Il y a un déficit budgétaire de plus de 400 milliards sous votre règne.

 

(Il coupe). Le déficit budgétaire… Nous avons emprunté de l’argent pas pour fonctionner, mais pour investir. Créer des infrastructures, faire des autoroutes, créer des aéroports, faire des hôpitaux, des écoles. Ces investissements-là sont en train de rapporter de l’argent. Vous avez entendu le président dire qu’il compte sur l’autoroute à péage qui, je le rappelle, permet à l’Etat du Sénégal de collecter 200 millions de francs par mois. Cela est un faux-débat. D’ailleurs, il faut être crédible pour pouvoir s’endetter. Ils se sont même rendu compte qu’ils ont passé 3 mois pour emprunter 950 milliards de francs Cfa. L’endettement fait partie des règles économiques de fonctionnement d’un État sérieux. Quand on quittait le pouvoir, nous leur avons laissé un budget de 2500 milliards de francs Cfa. Le Sénégal avait respecté 9 des 10 critères de convergence de l’UEMOA (Union économique et monétaire ouest africaine). Nous avons respecté les critères de convergence de la Cedeao. Nous avions un pays qui était en voie d’émergence, un pays où les investisseurs étaient très enthousiastes de construire le Sénégal. Aujourd’hui, les investisseurs fuient le Sénégal à cause des suspicions.
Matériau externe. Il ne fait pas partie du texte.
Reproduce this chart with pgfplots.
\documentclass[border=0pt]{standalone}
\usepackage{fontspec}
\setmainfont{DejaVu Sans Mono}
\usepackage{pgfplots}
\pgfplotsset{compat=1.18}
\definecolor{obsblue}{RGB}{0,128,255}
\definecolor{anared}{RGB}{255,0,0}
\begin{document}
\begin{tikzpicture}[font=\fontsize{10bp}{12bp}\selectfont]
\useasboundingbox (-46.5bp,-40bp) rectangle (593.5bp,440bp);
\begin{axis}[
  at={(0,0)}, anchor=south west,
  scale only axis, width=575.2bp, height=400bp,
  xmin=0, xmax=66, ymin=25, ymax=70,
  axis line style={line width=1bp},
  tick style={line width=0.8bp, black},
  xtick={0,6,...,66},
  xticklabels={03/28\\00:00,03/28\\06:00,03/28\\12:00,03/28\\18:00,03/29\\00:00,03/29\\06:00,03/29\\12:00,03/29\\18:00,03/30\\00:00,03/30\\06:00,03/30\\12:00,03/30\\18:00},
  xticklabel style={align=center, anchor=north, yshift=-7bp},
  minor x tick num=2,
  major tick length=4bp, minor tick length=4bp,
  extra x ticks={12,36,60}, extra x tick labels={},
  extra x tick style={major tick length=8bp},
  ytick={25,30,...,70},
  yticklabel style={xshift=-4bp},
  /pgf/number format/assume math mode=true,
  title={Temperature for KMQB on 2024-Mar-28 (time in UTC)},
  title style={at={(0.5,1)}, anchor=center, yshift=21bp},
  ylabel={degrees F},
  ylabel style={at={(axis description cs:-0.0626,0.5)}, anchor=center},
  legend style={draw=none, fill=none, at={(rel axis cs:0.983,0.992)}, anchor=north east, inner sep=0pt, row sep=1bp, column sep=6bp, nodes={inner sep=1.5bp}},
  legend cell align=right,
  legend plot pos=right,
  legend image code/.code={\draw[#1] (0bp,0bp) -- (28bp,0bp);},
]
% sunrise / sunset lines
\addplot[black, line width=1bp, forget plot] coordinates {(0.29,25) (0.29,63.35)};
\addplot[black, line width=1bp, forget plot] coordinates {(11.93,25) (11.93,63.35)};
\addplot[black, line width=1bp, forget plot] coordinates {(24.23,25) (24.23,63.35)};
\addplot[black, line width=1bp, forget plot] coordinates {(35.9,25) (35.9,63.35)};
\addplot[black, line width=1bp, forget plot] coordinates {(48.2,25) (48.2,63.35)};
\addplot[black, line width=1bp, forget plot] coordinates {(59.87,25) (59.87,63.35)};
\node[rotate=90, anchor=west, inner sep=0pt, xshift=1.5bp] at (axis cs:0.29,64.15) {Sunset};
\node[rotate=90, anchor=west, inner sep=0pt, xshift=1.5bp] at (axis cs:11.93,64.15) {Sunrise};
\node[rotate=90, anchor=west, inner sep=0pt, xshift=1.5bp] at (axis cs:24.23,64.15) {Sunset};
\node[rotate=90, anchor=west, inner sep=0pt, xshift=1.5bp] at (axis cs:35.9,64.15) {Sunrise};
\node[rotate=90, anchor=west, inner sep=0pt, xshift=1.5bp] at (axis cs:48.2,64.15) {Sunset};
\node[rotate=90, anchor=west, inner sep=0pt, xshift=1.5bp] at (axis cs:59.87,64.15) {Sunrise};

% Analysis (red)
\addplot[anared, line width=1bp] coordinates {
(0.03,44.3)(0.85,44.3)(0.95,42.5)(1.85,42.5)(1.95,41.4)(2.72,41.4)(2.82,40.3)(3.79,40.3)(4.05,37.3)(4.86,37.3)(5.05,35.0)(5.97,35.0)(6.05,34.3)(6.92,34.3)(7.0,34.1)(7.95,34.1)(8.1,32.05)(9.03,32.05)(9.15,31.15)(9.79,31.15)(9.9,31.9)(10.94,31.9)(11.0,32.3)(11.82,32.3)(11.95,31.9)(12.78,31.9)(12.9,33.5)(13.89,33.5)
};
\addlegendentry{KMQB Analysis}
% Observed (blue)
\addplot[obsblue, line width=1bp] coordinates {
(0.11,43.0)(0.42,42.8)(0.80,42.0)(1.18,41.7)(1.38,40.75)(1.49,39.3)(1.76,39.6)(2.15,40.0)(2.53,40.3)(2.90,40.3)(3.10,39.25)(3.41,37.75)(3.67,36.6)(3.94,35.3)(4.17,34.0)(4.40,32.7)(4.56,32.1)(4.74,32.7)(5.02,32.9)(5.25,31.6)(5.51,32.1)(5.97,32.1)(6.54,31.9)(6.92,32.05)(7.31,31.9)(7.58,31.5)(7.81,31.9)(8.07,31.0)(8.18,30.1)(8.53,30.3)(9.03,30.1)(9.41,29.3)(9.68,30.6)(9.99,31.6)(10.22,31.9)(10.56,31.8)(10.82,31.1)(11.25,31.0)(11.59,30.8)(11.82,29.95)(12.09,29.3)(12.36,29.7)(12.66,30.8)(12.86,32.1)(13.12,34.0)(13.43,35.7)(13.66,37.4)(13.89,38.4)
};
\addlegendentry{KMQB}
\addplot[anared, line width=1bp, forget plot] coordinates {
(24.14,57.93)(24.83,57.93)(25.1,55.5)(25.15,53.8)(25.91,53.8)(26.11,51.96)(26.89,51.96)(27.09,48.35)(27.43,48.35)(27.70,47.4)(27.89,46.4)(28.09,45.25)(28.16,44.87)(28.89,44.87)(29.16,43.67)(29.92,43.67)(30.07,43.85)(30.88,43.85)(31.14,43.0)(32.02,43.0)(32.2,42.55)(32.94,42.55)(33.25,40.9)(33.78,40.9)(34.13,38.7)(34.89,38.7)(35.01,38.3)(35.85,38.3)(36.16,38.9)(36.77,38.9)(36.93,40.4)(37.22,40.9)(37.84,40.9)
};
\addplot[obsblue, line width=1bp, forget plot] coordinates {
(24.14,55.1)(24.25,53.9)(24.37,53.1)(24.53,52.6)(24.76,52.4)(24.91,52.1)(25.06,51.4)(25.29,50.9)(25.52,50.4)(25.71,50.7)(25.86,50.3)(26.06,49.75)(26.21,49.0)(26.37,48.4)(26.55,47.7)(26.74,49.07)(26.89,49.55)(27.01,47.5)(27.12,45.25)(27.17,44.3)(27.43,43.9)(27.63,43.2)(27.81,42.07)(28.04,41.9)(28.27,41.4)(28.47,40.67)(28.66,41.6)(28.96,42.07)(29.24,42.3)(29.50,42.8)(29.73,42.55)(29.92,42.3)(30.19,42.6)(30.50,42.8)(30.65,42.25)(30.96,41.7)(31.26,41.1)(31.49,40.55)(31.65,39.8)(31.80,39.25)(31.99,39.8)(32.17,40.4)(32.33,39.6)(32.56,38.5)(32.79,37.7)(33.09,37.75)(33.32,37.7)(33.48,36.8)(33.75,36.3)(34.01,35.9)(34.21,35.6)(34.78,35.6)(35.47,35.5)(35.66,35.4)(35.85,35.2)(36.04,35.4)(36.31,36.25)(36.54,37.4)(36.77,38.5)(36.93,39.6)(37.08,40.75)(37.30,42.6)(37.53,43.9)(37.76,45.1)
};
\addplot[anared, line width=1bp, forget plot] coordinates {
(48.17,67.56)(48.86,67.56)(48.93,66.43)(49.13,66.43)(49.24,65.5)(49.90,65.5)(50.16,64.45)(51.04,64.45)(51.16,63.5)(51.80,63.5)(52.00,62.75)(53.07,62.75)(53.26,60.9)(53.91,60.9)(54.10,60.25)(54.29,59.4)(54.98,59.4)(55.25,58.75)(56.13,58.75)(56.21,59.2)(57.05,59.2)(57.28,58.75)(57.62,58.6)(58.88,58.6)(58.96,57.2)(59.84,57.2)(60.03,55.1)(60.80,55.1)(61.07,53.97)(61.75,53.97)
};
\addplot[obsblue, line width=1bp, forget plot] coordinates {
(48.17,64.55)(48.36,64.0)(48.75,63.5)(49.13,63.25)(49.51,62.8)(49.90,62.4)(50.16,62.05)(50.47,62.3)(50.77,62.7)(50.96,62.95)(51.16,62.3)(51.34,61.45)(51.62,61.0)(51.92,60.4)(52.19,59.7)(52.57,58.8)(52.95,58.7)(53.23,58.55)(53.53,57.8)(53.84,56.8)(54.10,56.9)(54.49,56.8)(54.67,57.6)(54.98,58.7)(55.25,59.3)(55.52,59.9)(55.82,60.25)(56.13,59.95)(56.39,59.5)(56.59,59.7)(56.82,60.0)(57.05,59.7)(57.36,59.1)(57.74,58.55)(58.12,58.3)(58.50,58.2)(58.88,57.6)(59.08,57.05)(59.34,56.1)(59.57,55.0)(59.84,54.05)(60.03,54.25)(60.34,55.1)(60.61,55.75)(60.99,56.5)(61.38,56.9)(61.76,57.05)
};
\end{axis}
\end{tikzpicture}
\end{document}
Ils ont bloqué toutes les entreprises.

 

Comment ?

 

Beaucoup d’entre elles ne sont pas payées. S’il (le pouvoir) continue à bloquer l’argent des entreprises, elles seront obligées de licencier. On a arrêté tous les chantiers pour dire qu’il faut auditer.

 

Par rapport aux audits, vous aviez défié le Premier ministre Abdoul Mbaye en ces termes : «Si vous avez quelque chose contre nous, sortez-le !»

 

Je le défie encore ! Et la réponse du Premier ministre a été : «Nous continuons à chercher les milliards soi-disant planqués à l’extérieur, mais cela pourrait prendre même 10 ans.» Il fait du bluff. Il voulait faire comprendre aux Sénégalais que tant que nous ne recevons pas ces milliards planqués à l’étranger, nous ne progresserons pas dans la prise en charge de leurs préoccupations. Or, ce n’est qu’une vue de l’esprit. Et les populations les ont découverts. Il faut qu’ils comprennent qu’il faut travailler, bien travailler pour pouvoir développer le Sénégal.